Re: Proper way to check for restricted DMA addressing from device driver

From: Robin Murphy
Date: Wed Feb 26 2020 - 12:00:48 EST


On 26/02/2020 4:04 pm, Lucas Stach wrote:
On Mi, 2020-02-26 at 15:51 +0000, Robin Murphy wrote:
On 26/02/2020 3:44 pm, Lucas Stach wrote:
Hi all,

I'm currently struggling with how to properly check for restricted DMA
addressing from a device driver side. The basic issue I'm facing is
that I have a embedded GPU, which isn't able to address all system
memory due to interconnect being restricted to 32bit addressing. The
limits are properly described in the system device-tree and thus
SWIOTLB is working.

However graphics buffers are large and graphics drivers really like to
keep the dma mapping alive for performance reasons, which means I'm
running out of SWIOTLB space pretty easily, aside from the obvious
performance implications of SWIOTLB.

As 3 out of the maximum 4GB system memory are located in the DMA32 zone
and thus located in the GPU addressable space, I just want to avoid
allocating graphics buffers outside of the DMA32 zone.

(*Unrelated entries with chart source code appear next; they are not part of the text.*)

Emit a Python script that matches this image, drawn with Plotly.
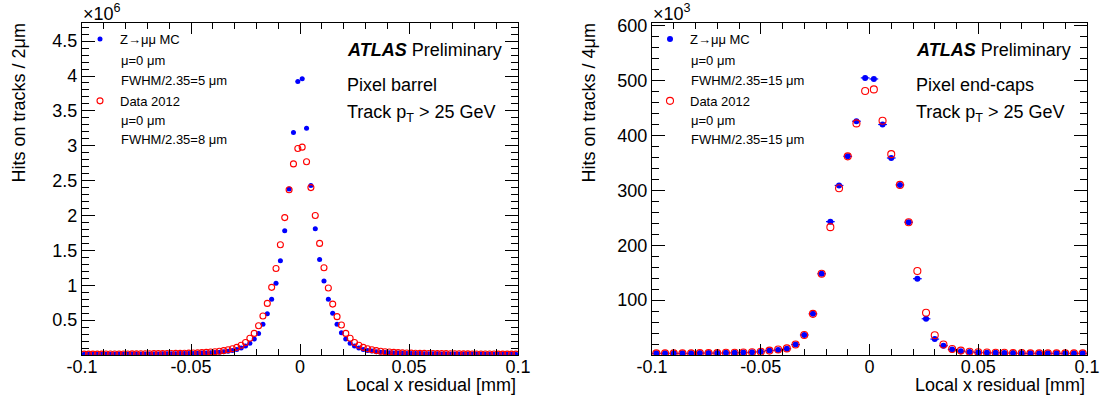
import plotly.graph_objects as go

# ---------------- data ----------------
# Pixel barrel: 2 um bins from -0.1 to 0.1 mm (bin centres)
barrel_x = [round(-0.099 + 0.002 * i, 3) for i in range(100)]
# values in units of 1e6 hits
barrel_mc = [
    0.011, 0.011, 0.011, 0.011, 0.012, 0.012, 0.012, 0.012, 0.013, 0.013,
    0.013, 0.014, 0.014, 0.014, 0.015, 0.015, 0.016, 0.016, 0.017, 0.017,
    0.018, 0.019, 0.020, 0.021, 0.022, 0.023, 0.025, 0.027, 0.029, 0.032,
    0.036, 0.041, 0.047, 0.055, 0.065, 0.08, 0.10, 0.13, 0.17, 0.23,
    0.31, 0.44, 0.59, 0.80, 1.03, 1.35, 1.78, 2.38, 3.19, 3.92,
    3.96, 3.25, 2.43, 1.81, 1.37, 1.06, 0.80, 0.60, 0.44, 0.32,
    0.23, 0.17, 0.13, 0.10, 0.08, 0.066, 0.056, 0.048, 0.041, 0.036,
    0.032, 0.029, 0.027, 0.025, 0.023, 0.022, 0.021, 0.020, 0.019, 0.018,
    0.017, 0.017, 0.016, 0.016, 0.015, 0.015, 0.014, 0.014, 0.014, 0.013,
    0.013, 0.013, 0.012, 0.012, 0.012, 0.012, 0.011, 0.011, 0.011, 0.011,
]
barrel_data = [
    0.012, 0.013, 0.013, 0.013, 0.013, 0.014, 0.014, 0.014, 0.015, 0.015,
    0.015, 0.016, 0.016, 0.017, 0.017, 0.018, 0.019, 0.019, 0.020, 0.021,
    0.022, 0.023, 0.024, 0.025, 0.027, 0.029, 0.031, 0.034, 0.038, 0.042,
    0.047, 0.054, 0.063, 0.075, 0.090, 0.11, 0.14, 0.18, 0.24, 0.31,
    0.42, 0.56, 0.74, 0.97, 1.24, 1.58, 1.97, 2.37, 2.74, 2.96,
    2.98, 2.77, 2.40, 2.00, 1.60, 1.25, 0.96, 0.73, 0.55, 0.43,
    0.31, 0.24, 0.18, 0.14, 0.11, 0.090, 0.075, 0.063, 0.054, 0.047,
    0.042, 0.038, 0.034, 0.031, 0.029, 0.027, 0.025, 0.024, 0.023, 0.022,
    0.021, 0.020, 0.019, 0.019, 0.018, 0.017, 0.017, 0.016, 0.016, 0.015,
    0.015, 0.015, 0.014, 0.014, 0.014, 0.013, 0.013, 0.013, 0.013, 0.012,
]

# Pixel end-caps: 4 um bins, values in units of 1e3 hits
endcap_x = [round(-0.098 + 0.004 * i, 3) for i in range(50)]
endcap_mc = [
    3, 3, 3, 3, 3, 3.5, 3.5, 3.5, 4, 4,
    4.5, 5, 6, 8, 9, 11.5, 19, 36.5, 75, 148,
    243, 309, 362, 426, 505,
    503, 420, 359, 310, 242, 139, 66, 29, 17, 10,
    7, 5.5, 4.5, 4, 4, 3.5, 3.5, 3, 3, 3,
    3, 3, 3, 3, 3,
]
endcap_data = [
    3, 3, 3, 3, 3, 3.5, 3.5, 3.5, 4, 4,
    4.5, 5, 6, 8, 10, 12, 19, 36.5, 75, 148,
    233, 304, 362, 422, 481,
    484, 427, 366, 310, 242, 153, 77, 36, 19, 11,
    8, 6, 5, 4.5, 4, 4, 3.5, 3.5, 3, 3,
    3, 3, 3, 3, 3,
]

barrel_ticks = [0.5, 1, 1.5, 2, 2.5, 3, 3.5, 4, 4.5]
barrel_ticktext = ["0.5", "1", "1.5", "2", "2.5", "3", "3.5", "4", "4.5"]
endcap_ticks = [100, 200, 300, 400, 500, 600]
endcap_ticktext = ["100", "200", "300", "400", "500", "600"]
x_ticks = [-0.1, -0.05, 0, 0.05, 0.1]
x_ticktext = ["-0.1", "-0.05", "0", "0.05", "0.1"]

mc_label = "Z\u2192\u03bc\u03bc MC"
data_label = "Data 2012"
barrel_lines = [["\u03bc=0 \u03bcm", "FWHM/2.35=5 \u03bcm"], ["\u03bc=0 \u03bcm", "FWHM/2.35=8 \u03bcm"]]
endcap_lines = [["\u03bc=0 \u03bcm", "FWHM/2.35=15 \u03bcm"], ["\u03bc=0 \u03bcm", "FWHM/2.35=15 \u03bcm"]]

# ---------------- layout helpers ----------------
W, H = 1101, 401
FONT = "Liberation Sans, Arial, sans-serif"
BLUE = "#0000ff"
RED = "#ff0000"


def px(x):
    return x / W


def py(y):
    return 1 - y / H


fig = go.Figure()

# barrel
fig.add_trace(go.Scatter(
    x=barrel_x, y=barrel_mc, mode="markers", name=mc_label,
    marker=dict(symbol="circle", size=5, color=BLUE),
    error_x=dict(type="constant", value=0.001, width=0, thickness=1, color=BLUE),
    xaxis="x", yaxis="y", legend="legend", legendgroup="mc1"))
fig.add_trace(go.Scatter(
    x=barrel_x, y=barrel_data, mode="markers", name=data_label,
    marker=dict(symbol="circle-open", size=6, color=RED, line=dict(width=1.1, color=RED)),
    xaxis="x", yaxis="y", legend="legend", legendgroup="d1"))
# end-caps
fig.add_trace(go.Scatter(
    x=endcap_x, y=endcap_mc, mode="markers", name=mc_label,
    marker=dict(symbol="circle", size=6, color=BLUE),
    error_x=dict(type="constant", value=0.002, width=0, thickness=1.2, color=BLUE),
    xaxis="x2", yaxis="y2", legend="legend2", legendgroup="mc2"))
fig.add_trace(go.Scatter(
    x=endcap_x, y=endcap_data, mode="markers", name=data_label,
    marker=dict(symbol="circle-open", size=7, color=RED, line=dict(width=1.1, color=RED)),
    xaxis="x2", yaxis="y2", legend="legend2", legendgroup="d2"))

ydom = [py(355), py(23)]
axis_common = dict(showline=True, linecolor="black", linewidth=1.3, mirror="ticks",
                   ticks="inside", tickcolor="black", showgrid=False, zeroline=False,
                   automargin=False,
                   tickfont=dict(family=FONT, size=18, color="black"))

fig.update_layout(
    width=W, height=H, margin=dict(l=0, r=0, t=0, b=0, autoexpand=False),
    paper_bgcolor="white", plot_bgcolor="white",
    font=dict(family=FONT, color="black"),
    showlegend=True,
    xaxis=dict(domain=[px(82), px(518)], range=[-0.1, 0.1], anchor="y",
               tickvals=x_ticks, ticktext=x_ticktext, ticklen=11, tickwidth=1.2,
               ticklabelstandoff=-5,
               minor=dict(tickvals=[round(-0.1 + 0.01 * i, 2) for i in range(21)],
                          ticks="inside", ticklen=6, tickcolor="black", tickwidth=1),
               **axis_common),
    yaxis=dict(domain=ydom, range=[0, 4.76], anchor="x",
               tickvals=barrel_ticks, ticktext=barrel_ticktext, ticklen=13, tickwidth=1.2,
               minor=dict(tickvals=[round(0.1 * i, 1) for i in range(48)],
                          ticks="inside", ticklen=7, tickcolor="black", tickwidth=1),
               **axis_common),
    xaxis2=dict(domain=[px(652), px(1087)], range=[-0.1, 0.1], anchor="y2",
                tickvals=x_ticks, ticktext=x_ticktext, ticklen=11, tickwidth=1.2,
                ticklabelstandoff=-5,
                minor=dict(tickvals=[round(-0.1 + 0.01 * i, 2) for i in range(21)],
                           ticks="inside", ticklen=6, tickcolor="black", tickwidth=1),
                **axis_common),
    yaxis2=dict(domain=ydom, range=[0, 605], anchor="x2",
                tickvals=endcap_ticks, ticktext=endcap_ticktext, ticklen=13, tickwidth=1.2,
                minor=dict(tickvals=[20 * i for i in range(31)],
                           ticks="inside", ticklen=7, tickcolor="black", tickwidth=1),
                **axis_common),
    legend=dict(x=px(80), y=py(24), xanchor="left", yanchor="top",
                bgcolor="rgba(0,0,0,0)", font=dict(family=FONT, size=13),
                traceorder="grouped", tracegroupgap=42, itemwidth=30, valign="top"),
    legend2=dict(x=px(650), y=py(24), xanchor="left", yanchor="top",
                 bgcolor="rgba(0,0,0,0)", font=dict(family=FONT, size=13),
                 traceorder="grouped", tracegroupgap=42, itemwidth=30, valign="top"),
)

ann = []


def text(x, y, s, size, xanchor="left", yanchor="middle", angle=0):
    ann.append(dict(x=px(x), y=py(y), xref="paper", yref="paper", text=s, showarrow=False,
                    xanchor=xanchor, yanchor=yanchor, textangle=angle,
                    font=dict(family=FONT, size=size, color="black")))


# legend sub-lines
for (x0, lines) in [(119, barrel_lines), (689, endcap_lines)]:
    text(x0, 60, lines[0][0], 13)
    text(x0, 80, lines[0][1], 13)
    text(x0, 120, lines[1][0], 13)
    text(x0, 139, lines[1][1], 13)

# exponent labels
text(81, 13, "\u00d710<sup>6</sup>", 18)
text(651, 13, "\u00d710<sup>3</sup>", 18)

# ATLAS labels
for (x0, sub) in [(345, "Pixel barrel"), (914, "Pixel end-caps")]:
    text(x0, 50, "<b><i>ATLAS</i></b> Preliminary", 18)
    text(x0, 85, sub, 18)
    text(x0, 113, "Track p<sub>T</sub> > 25 GeV", 18)

# axis titles
text(18, 22, "Hits on tracks / 2\u03bcm", 18, xanchor="center", yanchor="top", angle=-90)
text(588, 22, "Hits on tracks / 4\u03bcm", 18, xanchor="center", yanchor="top", angle=-90)
text(518, 385, "Local x residual [mm]", 18, xanchor="right")
text(1087, 385, "Local x residual [mm]", 18, xanchor="right")

fig.update_layout(annotations=ann)
fig.write_html("out.html")
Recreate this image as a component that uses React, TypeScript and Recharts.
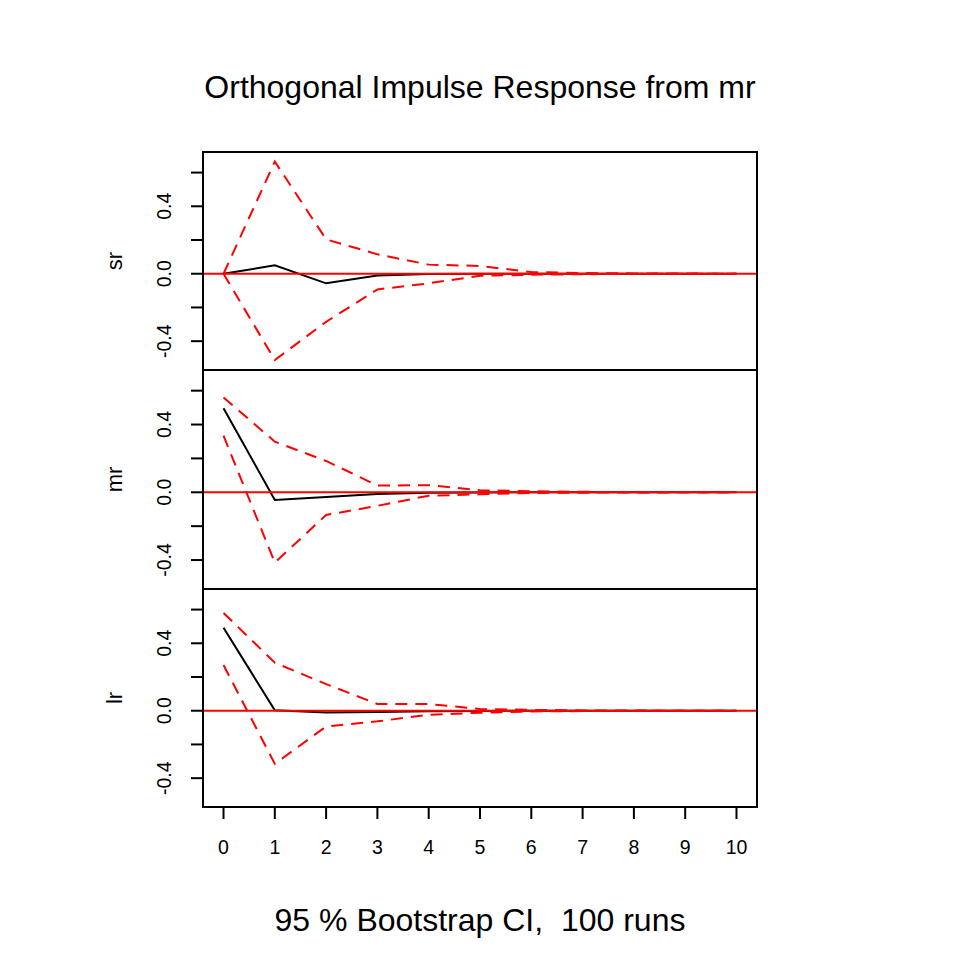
import { LineChart, Line, XAxis, YAxis, ReferenceLine } from 'recharts'

const horizons = [0, 1, 2, 3, 4, 5, 6, 7, 8, 9, 10]
const xTicks = [0, 1, 2, 3, 4, 5, 6, 7, 8, 9, 10]
const yTicks = [-0.4, -0.2, 0, 0.2, 0.4, 0.6]
const yLabelled = [-0.4, 0, 0.4]

// sr response to mr shock
const srIrf = [0, 0.05, -0.057, -0.01, -0.002, 0, 0, 0, 0, 0, 0]
const srUpper = [0, 0.665, 0.204, 0.115, 0.054, 0.046, 0.01, 0.004, 0.002, 0.001, 0]
const srLower = [0, -0.512, -0.285, -0.093, -0.057, -0.012, -0.006, -0.003, -0.001, 0, 0]

// mr response to mr shock
const mrIrf = [0.496, -0.045, -0.028, -0.01, -0.003, -0.001, 0, 0, 0, 0, 0]
const mrUpper = [0.56, 0.299, 0.185, 0.04, 0.042, 0.012, 0.006, 0.003, 0.001, 0, 0]
const mrLower = [0.334, -0.415, -0.134, -0.08, -0.02, -0.012, -0.004, -0.002, -0.001, 0, 0]

// lr response to mr shock
const lrIrf = [0.492, 0.003, -0.01, -0.008, -0.003, -0.001, 0, 0, 0, 0, 0]
const lrUpper = [0.58, 0.285, 0.158, 0.04, 0.04, 0.01, 0.005, 0.002, 0.001, 0, 0]
const lrLower = [0.271, -0.315, -0.093, -0.063, -0.024, -0.012, -0.004, -0.002, -0.001, 0, 0]

const FONT = '"Liberation Sans", Arial, Helvetica, sans-serif'
const Y_DOMAIN: [number, number] = [-0.571, 0.722]

const makeRows = (irf: number[], lower: number[], upper: number[]) =>
  horizons.map((h, i) => ({ h, irf: irf[i], lower: lower[i], upper: upper[i] }))

const panels = [
  { name: 'sr', top: 152, height: 218, rows: makeRows(srIrf, srLower, srUpper) },
  { name: 'mr', top: 370, height: 219, rows: makeRows(mrIrf, mrLower, mrUpper) },
  { name: 'lr', top: 589, height: 218, rows: makeRows(lrIrf, lrLower, lrUpper) },
]

function YTick(props: any) {
  const { x, y, payload } = props
  const v = payload.value
  if (!yLabelled.some((t) => Math.abs(t - v) < 1e-9)) return null
  const bx = x - 18
  return (
    <text
      x={bx}
      y={y}
      transform={`rotate(-90, ${bx}, ${y})`}
      textAnchor="middle"
      fontSize={19.5}
      fontFamily={FONT}
      fill="#000"
    >
      {v.toFixed(1)}
    </text>
  )
}

export default function App() {
  return (
    <div style={{ position: 'absolute', left: 0, top: 0, width: 960, height: 960, background: '#fff', fontFamily: FONT }}>
      <div
        style={{ position: 'absolute', left: 0, top: 71, width: 960, textAlign: 'center', fontSize: 32, lineHeight: '32px' }}
      >
        Orthogonal Impulse Response from mr
      </div>

      {panels.map((p, idx) => {
        const last = idx === panels.length - 1
        return (
          <div key={p.name}>
            <div
              style={{
                position: 'absolute',
                left: 0,
                top: p.top,
                width: 120,
                height: p.height,
              }}
            >
              <svg width={130} height={p.height} style={{ position: 'absolute', left: 0, top: 0 }}>
                <text
                  x={122}
                  y={p.height / 2}
                  transform={`rotate(-90, 122, ${p.height / 2})`}
                  textAnchor="middle"
                  fontSize={22}
                  fontFamily={FONT}
                >
                  {p.name}
                </text>
              </svg>
            </div>
            <div style={{ position: 'absolute', left: 0, top: p.top }}>
              <LineChart
                width={960}
                height={p.height + (last ? 70 : 0)}
                data={p.rows}
                margin={{ top: 0, right: 203, bottom: 0, left: 0 }}
              >
                <XAxis
                  dataKey="h"
                  type="number"
                  domain={[-0.4, 10.4]}
                  ticks={xTicks}
                  interval={0}
                  hide={!last}
                  height={70}
                  axisLine={false}
                  tickSize={12}
                  tickMargin={21}
                  tickLine={{ stroke: '#000', strokeWidth: 2 }}
                  tick={{ fontSize: 19.5, fill: '#000', fontFamily: FONT }}
                />
                <YAxis
                  type="number"
                  domain={Y_DOMAIN}
                  ticks={yTicks}
                  interval={0}
                  width={203}
                  axisLine={false}
                  tickSize={12}
                  tickLine={{ stroke: '#000', strokeWidth: 2 }}
                  tick={<YTick />}
                  allowDataOverflow
                />
                <Line
                  type="linear"
                  dataKey="irf"
                  stroke="#000"
                  strokeWidth={2}
                  dot={false}
                  isAnimationActive={false}
                />
                <Line
                  type="linear"
                  dataKey="upper"
                  stroke="#ff0000"
                  strokeWidth={2}
                  strokeDasharray="12 8"
                  dot={false}
                  isAnimationActive={false}
                />
                <Line
                  type="linear"
                  dataKey="lower"
                  stroke="#ff0000"
                  strokeWidth={2}
                  strokeDasharray="12 8"
                  dot={false}
                  isAnimationActive={false}
                />
                <ReferenceLine y={0} stroke="#ff0000" strokeWidth={2} />
              </LineChart>
            </div>
            <div
              style={{
                position: 'absolute',
                left: 202,
                top: p.top - 1,
                width: 556,
                height: p.height + 2,
                boxSizing: 'border-box',
                border: '2px solid #000',
                pointerEvents: 'none',
              }}
            />
          </div>
        )
      })}

      <div
        style={{ position: 'absolute', left: 0, top: 904, width: 960, textAlign: 'center', fontSize: 32, lineHeight: '32px' }}
      >
        95 % Bootstrap CI,&nbsp;&nbsp;100 runs
      </div>
    </div>
  )
}
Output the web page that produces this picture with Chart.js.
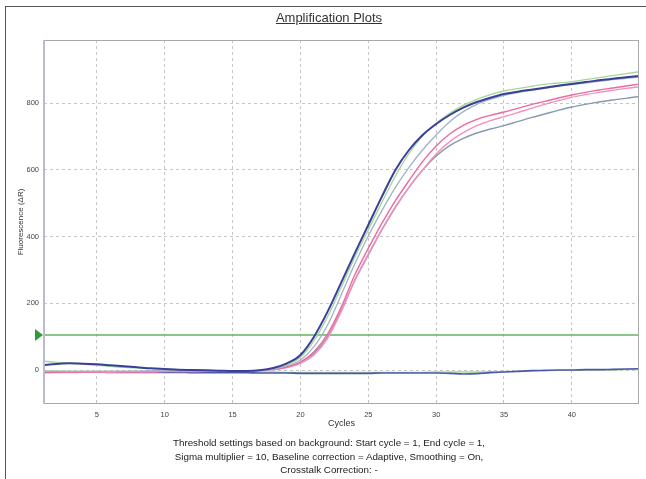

To add the DMA32 restriction to my drivers allocations, I need a
reliable way from the device driver side to check if the GPU is in such
a restricted system. What I'm currently doing in my WIP patch is this:

/*
* If the GPU is part of a system with only 32bit bus addressing
* capabilities, request pages for our SHM backend buffers from the
* DMA32 zone to avoid performance killing SWIOTLB bounce buffering.
*/
if (*gpu->dev->dma_mask < BIT_ULL(32) && !device_iommu_mapped(gpu->dev))
priv->shm_gfp_mask |= GFP_DMA32;

However I'm not sure if there are edge cases where this check would
fool me. Is there any better way to check for DMA addressing
restrictions from the device driver side?

dma_addressing_limited()?

While amdgpu and radeon do seem to use this to trigger DMA32
allocations, the bool return value doesn't really tell if DMA32 is
helpful or not. All it tells is that the system has memory outside of
the device dma addressing capabilities.

If the limit falls somewhere between 32 bits and "everything" then DMA32 is the best you can do anyway; if it's *less* than 32 bits then you'd be into the realm of "serious problems" already. There is a point at which it's reasonable to assume you don't have to support contrived pathological cases :)
Is the return value of this function correct if the device is behind a
IOMMU? While the device might be on a bus that is address limited a
IOMMU further up the path to memory might allow to address all system
memory, no?

It should be OK - see the comment in dma_get_required_mask(). Obviously it's theoretically possible to integrate a device with 32+ bits of DMA capability to an IOMMU input 32+ bits wide, via an interconnect less than 32 bits wide, but any designer silly enough to actually do that is welcome to have their SoC never supported by Linux.

Robin.